Universal Studios Hollywood
- Area: Upper Lot
- Status: Closed
- Soft opening date: October 13, 2006
- Opening date: March 31, 2007
- Closing date: September 1, 2014
- Replaced: Marvel Mania (1998-1999) Chicken Run Maze(2000–2001) The Mummy Returns: Chamber of Doom (2001–2004) Van Helsing: Fortress Dracula (2004–2007)

Ride statistics
- Attraction type: Haunted attraction
- Theme: Universal Monsters
- Duration: 8 Minutes

= Universal's House of Horrors =

Defunct haunted attraction

Universal's House of Horrors was an attraction at Universal Studios Hollywood. It was the fifth variation of a walk-through maze housed in the "Stage 13" building. (Previous themes featured include Chicken Run, GrinchMas, The Mummy Returns: Chamber of Doom, and Van Helsing: Fortress Dracula). The "Stage 13" building was previously home to different restaurants before being transformed into an attraction. The attraction opened in March 31, 2007.

The attraction featured real-live performers dressed up as characters from Universal's horror films including The Mummy, The Wolfman, Norman Bates from Psycho, Frankenstein, Nosferatu, Chucky and other characters. The performers inside the maze jumped out and scared guests as they walked through the various "sets" from the films. The performers did not touch the guests, and the guests did not touch the performers.

The attraction took about 8 minutes to walk through. It was not recommended for children under the age of thirteen due to violent and scary situations.

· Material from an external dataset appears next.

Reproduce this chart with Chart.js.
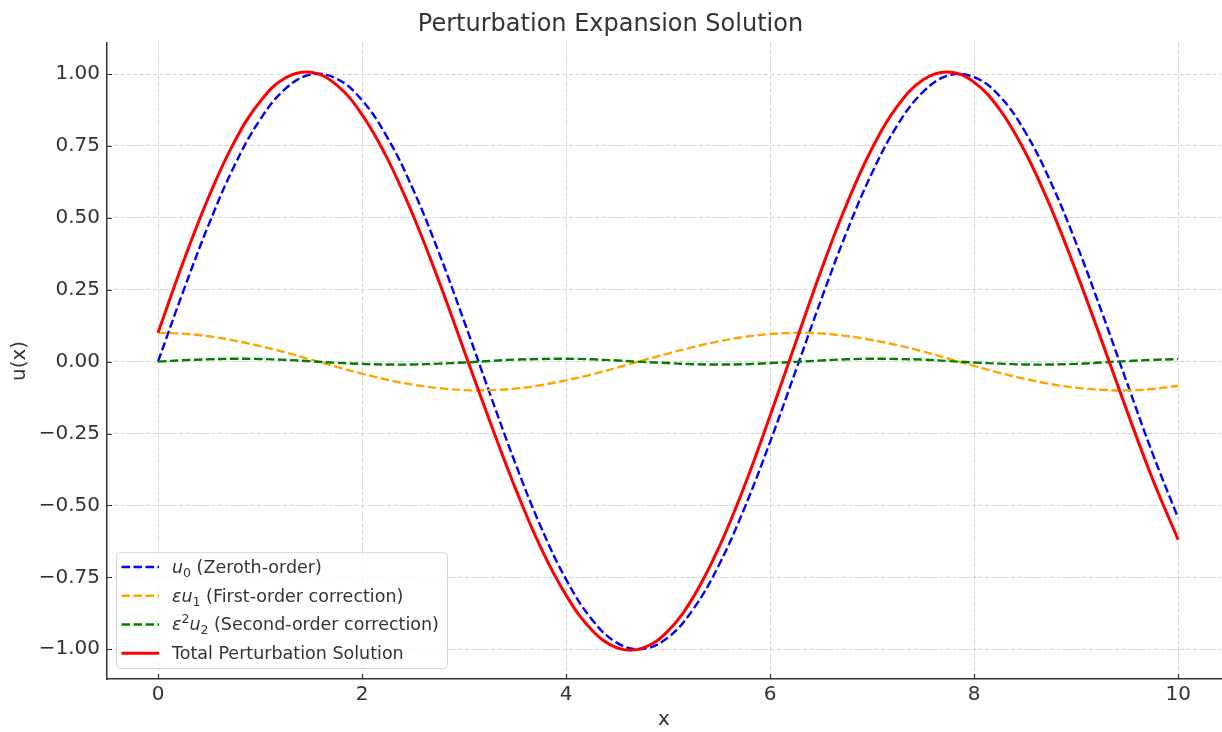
<!DOCTYPE html>
<html>
<head>
<meta charset="utf-8">
<script src="https://cdn.jsdelivr.net/npm/chart.js@4/dist/chart.umd.min.js"></script>
<style>
  html, body { margin: 0; padding: 0; background: #fff; }
  #wrap { width: 1222px; height: 732px; }
</style>
</head>
<body>
<div id="wrap"><canvas id="myChart" width="1222" height="732"></canvas></div>
<script>
// x samples (step 0.25)
const xValues = [0, 0.25, 0.5, 0.75, 1, 1.25, 1.5, 1.75, 2, 2.25, 2.5, 2.75, 3, 3.25, 3.5, 3.75, 4, 4.25, 4.5, 4.75,
  5, 5.25, 5.5, 5.75, 6, 6.25, 6.5, 6.75, 7, 7.25, 7.5, 7.75, 8, 8.25, 8.5, 8.75, 9, 9.25, 9.5, 9.75, 10];

const zerothOrder = [0, 0.247, 0.479, 0.682, 0.841, 0.949, 0.998, 0.984, 0.909, 0.778, 0.599, 0.382, 0.141, -0.108,
  -0.351, -0.572, -0.757, -0.895, -0.978, -0.999, -0.959, -0.859, -0.706, -0.508, -0.279, -0.033, 0.215, 0.450,
  0.657, 0.823, 0.938, 0.995, 0.989, 0.923, 0.799, 0.625, 0.412, 0.174, -0.075, -0.320, -0.544];

const firstOrder = [0.100, 0.097, 0.088, 0.073, 0.054, 0.032, 0.007, -0.018, -0.042, -0.063, -0.080, -0.092, -0.099,
  -0.099, -0.094, -0.082, -0.065, -0.045, -0.021, 0.004, 0.028, 0.051, 0.071, 0.086, 0.096, 0.100, 0.098, 0.089,
  0.075, 0.057, 0.035, 0.010, -0.015, -0.039, -0.060, -0.078, -0.091, -0.098, -0.100, -0.095, -0.084];

const secondOrder = [0, 0.005, 0.008, 0.010, 0.009, 0.006, 0.001, -0.004, -0.008, -0.010, -0.010, -0.007, -0.003,
  0.002, 0.007, 0.009, 0.010, 0.008, 0.004, -0.001, -0.005, -0.009, -0.010, -0.009, -0.005, -0.001, 0.004, 0.008,
  0.010, 0.009, 0.007, 0.002, -0.003, -0.007, -0.010, -0.010, -0.008, -0.003, 0.002, 0.006, 0.009];

const totalSolution = [0.100, 0.349, 0.575, 0.765, 0.904, 0.987, 1.006, 0.962, 0.859, 0.705, 0.509, 0.283, 0.039,
  -0.205, -0.438, -0.645, -0.812, -0.932, -0.995, -0.996, -0.936, -0.817, -0.645, -0.431, -0.188, 0.066, 0.317,
  0.547, 0.742, 0.889, 0.980, 1.007, 0.971, 0.877, 0.729, 0.537, 0.313, 0.073, -0.173, -0.409, -0.619];

const xTickValues = [0, 2, 4, 6, 8, 10];
const yTickValues = [-1, -0.75, -0.5, -0.25, 0, 0.25, 0.5, 0.75, 1];

// legend labels, split into pieces: [text, style]
const legendLabels = [
  [['u', 'i'], ['0', 'sub'], [' (Zeroth-order)', '']],
  [['\u03b5u', 'i'], ['1', 'sub'], [' (First-order correction)', '']],
  [['\u03b5', 'i'], ['2', 'sup'], ['u', 'i'], ['2', 'sub'], [' (Second-order correction)', '']],
  [['Total Perturbation Solution', '']]
];

const FONT = '"DejaVu Sans", sans-serif';
const TEXT = '#333333';

const toPoints = ys => ys.map((y, i) => ({ x: xValues[i], y: y }));

const lineStyles = [
  { color: '#0000ff', width: 2.4, dash: [8.5, 3.5], order: 4 },
  { color: '#ffa500', width: 2.4, dash: [8.5, 3.5], order: 3 },
  { color: '#008000', width: 2.4, dash: [8.5, 3.5], order: 2 },
  { color: '#ff0000', width: 3, dash: [], order: 1 }
];

const seriesList = [zerothOrder, firstOrder, secondOrder, totalSolution];

const datasets = seriesList.map((ys, i) => ({
  data: toPoints(ys),
  borderColor: lineStyles[i].color,
  borderWidth: lineStyles[i].width,
  borderDash: lineStyles[i].dash,
  order: lineStyles[i].order,
  pointRadius: 0,
  fill: false,
  tension: 0.4
}));

function drawRich(ctx, parts, x, y) {
  parts.forEach(([t, kind]) => {
    let size = 17.5, dy = 0, style = '';
    if (kind === 'i') style = 'italic ';
    if (kind === 'sub') { size = 12.5; dy = 4; }
    if (kind === 'sup') { size = 12.5; dy = -7; }
    ctx.font = style + size + 'px ' + FONT;
    ctx.fillText(t, x, y + dy);
    x += ctx.measureText(t).width;
  });
}

const extras = {
  id: 'extras',
  afterDraw(chart) {
    const ctx = chart.ctx;
    const a = chart.chartArea;
    const xs = chart.scales.x, ys = chart.scales.y;

    // inward tick marks
    ctx.save();
    ctx.strokeStyle = TEXT;
    ctx.lineWidth = 1.2;
    ctx.beginPath();
    xTickValues.forEach(v => {
      const px = Math.round(xs.getPixelForValue(v)) + 0.5;
      ctx.moveTo(px, a.bottom); ctx.lineTo(px, a.bottom - 5);
    });
    yTickValues.forEach(v => {
      const py = Math.round(ys.getPixelForValue(v)) + 0.5;
      ctx.moveTo(a.left, py); ctx.lineTo(a.left + 5, py);
    });
    ctx.stroke();

    // legend box
    const rowH = 28.7;
    const boxL = a.left + 9;
    const boxB = a.bottom - 11;
    const boxH = legendLabels.length * rowH + 1;
    const boxT = boxB - boxH;
    const boxW = 331;
    ctx.beginPath();
    ctx.roundRect(boxL + 0.5, boxT + 0.5, boxW, boxH, 4);
    ctx.fillStyle = 'rgba(255,255,255,0.8)';
    ctx.fill();
    ctx.strokeStyle = 'rgba(204,204,204,0.8)';
    ctx.lineWidth = 1;
    ctx.stroke();

    legendLabels.forEach((parts, i) => {
      const cy = boxT + 0.5 + rowH * (i + 0.5);
      const st = lineStyles[i];
      ctx.beginPath();
      ctx.setLineDash(st.dash);
      ctx.strokeStyle = st.color;
      ctx.lineWidth = st.width;
      ctx.moveTo(boxL + 5.5, cy);
      ctx.lineTo(boxL + 43, cy);
      ctx.stroke();
      ctx.setLineDash([]);
      ctx.fillStyle = TEXT;
      ctx.textBaseline = 'alphabetic';
      ctx.textAlign = 'left';
      drawRich(ctx, parts, boxL + 56, cy + 6);
    });
    ctx.restore();
  }
};

Chart.defaults.font.family = FONT;
Chart.defaults.color = TEXT;

const gridStyle = {
  color: 'rgba(200,200,200,0.8)',
  lineWidth: 1,
  drawTicks: false
};

const config = {
  type: 'line',
  data: { datasets: datasets },
  plugins: [extras],
  options: {
    responsive: false,
    animation: false,
    layout: { padding: { right: 1 } },
    plugins: {
      legend: { display: false },
      tooltip: { enabled: false },
      title: {
        display: true,
        text: 'Perturbation Expansion Solution',
        color: TEXT,
        font: { size: 24, weight: 'normal' },
        padding: { top: 10, bottom: 4 }
      }
    },
    scales: {
      x: {
        type: 'linear',
        min: -0.5,
        max: 10.42,
        bounds: 'data',
        afterBuildTicks: s => { s.ticks = xTickValues.map(v => ({ value: v })); },
        afterFit: s => { s.height = 53; },
        grid: gridStyle,
        border: { display: true, color: TEXT, width: 1.5, dash: [4, 2.5] },
        ticks: { color: TEXT, font: { size: 20 }, padding: 4, maxRotation: 0, callback: v => String(v) },
        title: { display: true, text: 'x', color: TEXT, font: { size: 20 }, padding: 0 }
      },
      y: {
        type: 'linear',
        min: -1.1035,
        max: 1.1085,
        bounds: 'data',
        afterBuildTicks: s => { s.ticks = yTickValues.map(v => ({ value: v })); },
        afterFit: s => { s.width = 107; },
        grid: gridStyle,
        border: { display: true, color: TEXT, width: 1.5, dash: [4, 2.5] },
        ticks: {
          color: TEXT, font: { size: 20 }, padding: 7,
          callback: v => (v < 0 ? '\u2212' : '') + Math.abs(v).toFixed(2)
        },
        title: { display: true, text: 'u(x)', color: TEXT, font: { size: 20 }, padding: { top: 8, bottom: 0 } }
      }
    }
  }
};

const myChart = new Chart(document.getElementById('myChart'), config);
</script>
</body>
</html>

It was also not advised for those who suffer from heart, back or neck problems, claustrophobia, fear of heights, fear of the dark or those sensitive to sudden and loud noises.

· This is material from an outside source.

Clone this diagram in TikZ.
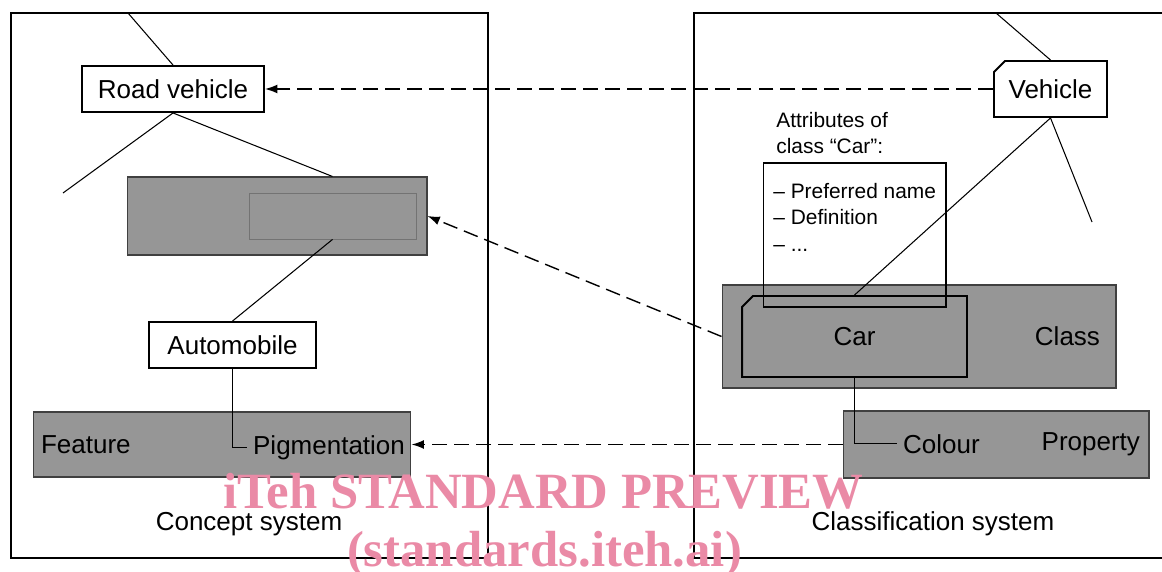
\documentclass[tikz,border=0pt]{standalone}
\usepackage{fontspec}
\setmainfont{Liberation Sans}
\newfontfamily\wmfont{Liberation Serif}
\usetikzlibrary{positioning,arrows.meta,shapes.misc}
\definecolor{boxgray}{RGB}{150,150,150}
\definecolor{wmpink}{RGB}{234,138,166}

\begin{document}
\begin{tikzpicture}[x=0.02cm, y=-0.02cm,
    every node/.style={font=\fontsize{14.8}{17}\selectfont, inner sep=0pt},
    term/.style={draw, line width=1.1pt, fill=white, minimum width=#1, minimum height=0.92cm},
    term/.default=3cm,
    grey box/.style={draw=black!75, line width=0.6pt, fill=boxgray},
    chamf/.style={chamfered rectangle, chamfered rectangle corners=north west,
        chamfered rectangle xsep=0.11cm, chamfered rectangle ysep=0.11cm, draw, line width=1.1pt},
    smalltext/.style={font=\fontsize{11.9}{15}\selectfont, align=left},
    link/.style={line width=0.6pt},
    ref/.style={line width=0.8pt, dash pattern=on 8.5pt off 4pt, -{Latex[length=7pt, width=5pt]}},
    frame/.style={line width=1.5pt},
    wm/.style={font=\wmfont\bfseries\fontsize{28.9}{30}\selectfont, text=wmpink, anchor=base}]
    \useasboundingbox (0,0) rectangle (1162,571);

    % the two systems
    \draw[frame] (11,13) rectangle (488,558);
    \draw[frame] (1162,13) -- (694,13) -- (694,558) -- (1162,558);

    % concept system
    \node[term=3.64cm] (roadveh) at (173,89) {Road vehicle};
    \node[grey box, minimum width=6cm, minimum height=1.56cm] (conbox) at (277,216) {};
    \node[draw=black!55, line width=0.5pt, minimum width=3.34cm, minimum height=0.92cm] (hidden) at (332.5,216) {};
    \node[term=3.34cm] (auto) at (232.5,345) {Automobile};
    \node[grey box, minimum width=7.56cm, minimum height=1.3cm, text width=7.24cm, align=left] (featbox) at (222,444.5) {Feature};
    \node[anchor=base west, inner xsep=3.3pt] (pigment) at (247,454) {Pigmentation};
    \node (consys) at (249,524) {Concept system};

    % classification system
    \node[grey box, minimum width=7.88cm, minimum height=2.06cm, text width=7.24cm, align=right] (classbox) at (919,336.5) {Class};
    \node[chamf, fill=boxgray, minimum width=4.5cm, minimum height=1.62cm] (car) at (854.5,336.5) {Car};
    \node[draw, line width=0.6pt, minimum width=3.66cm, minimum height=2.88cm] (attrbox) at (854.5,235) {};
    \node[smalltext, anchor=north west] (attrhead) at (776,112) {Attributes of\\class “Car”:};
    \node[smalltext, anchor=north west] (attrlist) at (773,183) {– Preferred name\\– Definition\\– ...};
    \node[chamf, fill=white, minimum width=2.26cm, minimum height=1.12cm] (vehicle) at (1050.5,89) {Vehicle};
    \node[grey box, minimum width=6.12cm, minimum height=1.34cm, text width=5.76cm, align=right] (propbox) at (996,444.5) {Property};
    \node[anchor=base west, inner xsep=3.3pt] (colour) at (897,453) {Colour};
    \node (clsys) at (933,524) {Classification system};

    % open ends of the hierarchies
    \coordinate (rvtop) at (128,13);
    \coordinate (rvleft) at (63,193);
    \coordinate (vehtop) at (996,13);
    \coordinate (vehright) at (1092,222);

    \foreach \u / \v in {roadveh.north/rvtop, roadveh.south/rvleft, hidden.south/auto.north,
        vehicle.north/vehtop, vehicle.south/vehright, vehicle.south/car.north}
        \draw[link] (\u) -- (\v);
    \draw[link] (roadveh.south) -- (hidden.north |- conbox.north);
    \draw[link] (auto.south) -- (auto.south |- pigment.west) -- (pigment.west);
    \draw[link] (car.south) -- (car.south |- colour.west) -- (colour.west);

    % correspondences
    \draw[ref] (vehicle.west) -- (roadveh.east);
    \draw[ref] (classbox.west) -- (conbox.east);
    \draw[ref] (propbox.west) -- (featbox.east);

    \node[wm] (wmtop) at (543.5,508) {iTeh STANDARD PREVIEW};
    \node[wm] (wmbot) at (544.5,566) {(standards.iteh.ai)};
\end{tikzpicture}
\end{document}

On July 26, 2014, Universal Studios Hollywood announced the last chance to experience Universal's House of Horrors before it closed permanently on September 1, 2014, to become an entertainment, retail shopping and dining experience.

After October 31, 2014, Universal Studios Hollywood demolished the Universal's House of Horrors maze along with Hollywood Photoland and The Blues Brothers R&B Venue to make way for the Universal Studios Store expansion.

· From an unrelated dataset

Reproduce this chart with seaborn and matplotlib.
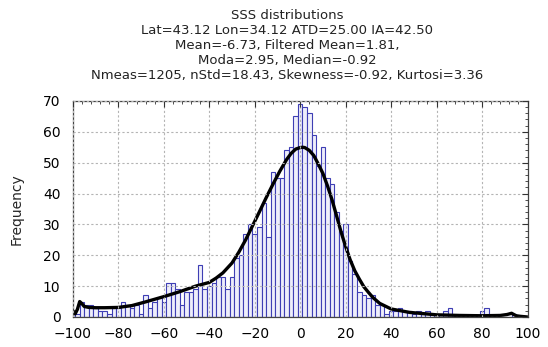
import numpy as np
import pandas as pd
import matplotlib
matplotlib.use("Agg")
import matplotlib.pyplot as plt
from matplotlib.ticker import MultipleLocator
import seaborn as sns

# ---- data ----
bin_centers = list(range(-100, 101, 2))
counts = [
    2, 1, 5, 4, 4, 3, 2, 2, 1, 3,          # -100 .. -82
    3, 5, 4, 3, 4, 1, 7, 3, 5, 6,          # -80 .. -62
    5, 11, 11, 9, 4, 8, 8, 9, 17, 9,       # -60 .. -42
    10, 11, 13, 13, 9, 13, 19, 20, 27, 30, # -40 .. -22
    27, 29, 37, 26, 47, 45, 45, 54, 55, 65,# -20 .. -2
    69, 68, 66, 59, 49, 55, 45, 43, 34, 28,# 0 .. 18
    30, 18, 14, 8, 7, 6, 7, 4, 4, 1,       # 20 .. 38
    2, 2, 3, 2, 2, 1, 2, 1, 2, 0,          # 40 .. 58
    1, 0, 2, 3, 0, 0, 0, 0, 0, 0,          # 60 .. 78
    2, 3, 0, 0, 0, 0, 0, 1, 0, 0, 0        # 80 .. 100
]
curve_x = [-100, -99, -98, -97, -96, -95, -93, -90, -86, -80, -74, -68, -60,
           -53, -46, -40, -37, -34, -30, -27, -24, -21, -18, -15, -12, -9, -6,
           -4, -2, 0, 1, 2, 4, 6, 8, 10, 12, 14, 16, 18, 20, 22, 24, 26, 28,
           30, 32, 35, 40, 48, 60, 70, 80, 88, 91, 93, 95, 97, 100]
curve_y = [2.0, 1.0, 2.5, 5.0, 4.3, 3.4, 3.1, 3.0, 3.0, 3.1, 3.7, 4.9, 6.6,
           8.2, 10.0, 11.2, 12.6, 14.3, 17.5, 21.0, 25.0, 29.5, 34.0, 38.6,
           43.0, 47.2, 51.0, 53.0, 54.4, 54.9, 55.0, 54.9, 54.0, 52.3, 49.5,
           46.5, 42.5, 38.0, 32.8, 27.5, 22.8, 18.5, 15.0, 12.3, 9.8, 8.0,
           6.3, 4.4, 2.6, 1.5, 0.7, 0.5, 0.4, 0.5, 0.8, 1.2, 0.4, 0.2, 0.0]

title_lines = [
    "SSS distributions",
    "Lat=43.12 Lon=34.12 ATD=25.00 IA=42.50",
    "Mean=-6.73, Filtered Mean=1.81,",
    "Moda=2.95, Median=-0.92",
    "Nmeas=1205, nStd=18.43, Skewness=-0.92, Kurtosi=3.36",
]
x_ticks = list(range(-100, 101, 20))
y_ticks = list(range(0, 71, 10))

# ---- plot ----
sns.set_style("white")
plt.rcParams['font.family'] = ['DejaVu Sans']

fig = plt.figure(figsize=(5.48, 3.47), dpi=100)
ax = fig.add_axes([0.133, 0.0865, 0.8296, 0.6225])

df = pd.DataFrame({"x": bin_centers, "w": counts})
sns.histplot(data=df, x="x", weights="w", binwidth=2, binrange=(-101, 101),
             ax=ax, color="#eeeefa", alpha=1.0, edgecolor="#3e3eb4",
             linewidth=0.8)
cdf = pd.DataFrame({"x": curve_x, "y": curve_y})
sns.lineplot(data=cdf, x="x", y="y", ax=ax, color="black", linewidth=2.4)

ax.set_xlim(-100, 100)
ax.set_ylim(0, 70)
ax.set_xticks(x_ticks)
ax.set_yticks(y_ticks)
ax.xaxis.set_minor_locator(MultipleLocator(4))
ax.yaxis.set_minor_locator(MultipleLocator(2))
ax.tick_params(which="both", direction="in", top=True, right=True,
               colors="#333333", labelcolor="black")
ax.tick_params(which="major", length=4, width=0.8, labelsize=10)
ax.tick_params(which="minor", length=2, width=0.6)
ax.tick_params(axis="x", which="major", pad=7)
ax.tick_params(axis="y", which="major", pad=9)
ax.grid(True, which="major", linestyle=(0, (2, 2)), color="#b4b4b4",
        linewidth=0.8)
ax.set_axisbelow(False)
for s in ax.spines.values():
    s.set_color("#444444")
    s.set_linewidth(0.9)
ax.set_xlabel("")
ax.set_ylabel("Frequency", fontsize=10, labelpad=14)
fig.text(0.524, 0.975, "\n".join(title_lines), fontsize=9.5, linespacing=1.22,
         color="#222222", ha="center", va="top")

fig.savefig("out.png", dpi=100)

On March 14, 2016, it was confirmed that The Walking Dead attraction would replace the old House of Horrors maze.

==Halloween Horror Nights==

Since the House of Horrors opened it has been used in the park's seasonal event, Halloween Horror Nights. During the Halloween season, Universal increases the number of "scareactors" and gives the maze a theme. Some of these themes have included Chucky's Funhouse in 2009, Vampyre: Castle of the Undead in 2010, The Wolfman: Curse of Talbot Hall in 2011, Universal Monsters Remix in 2012, Universal Monsters Remix: Resurrection in 2013, and Face Off: In the Flesh, the last Horror Nights maze in House of Horrors, in 2014.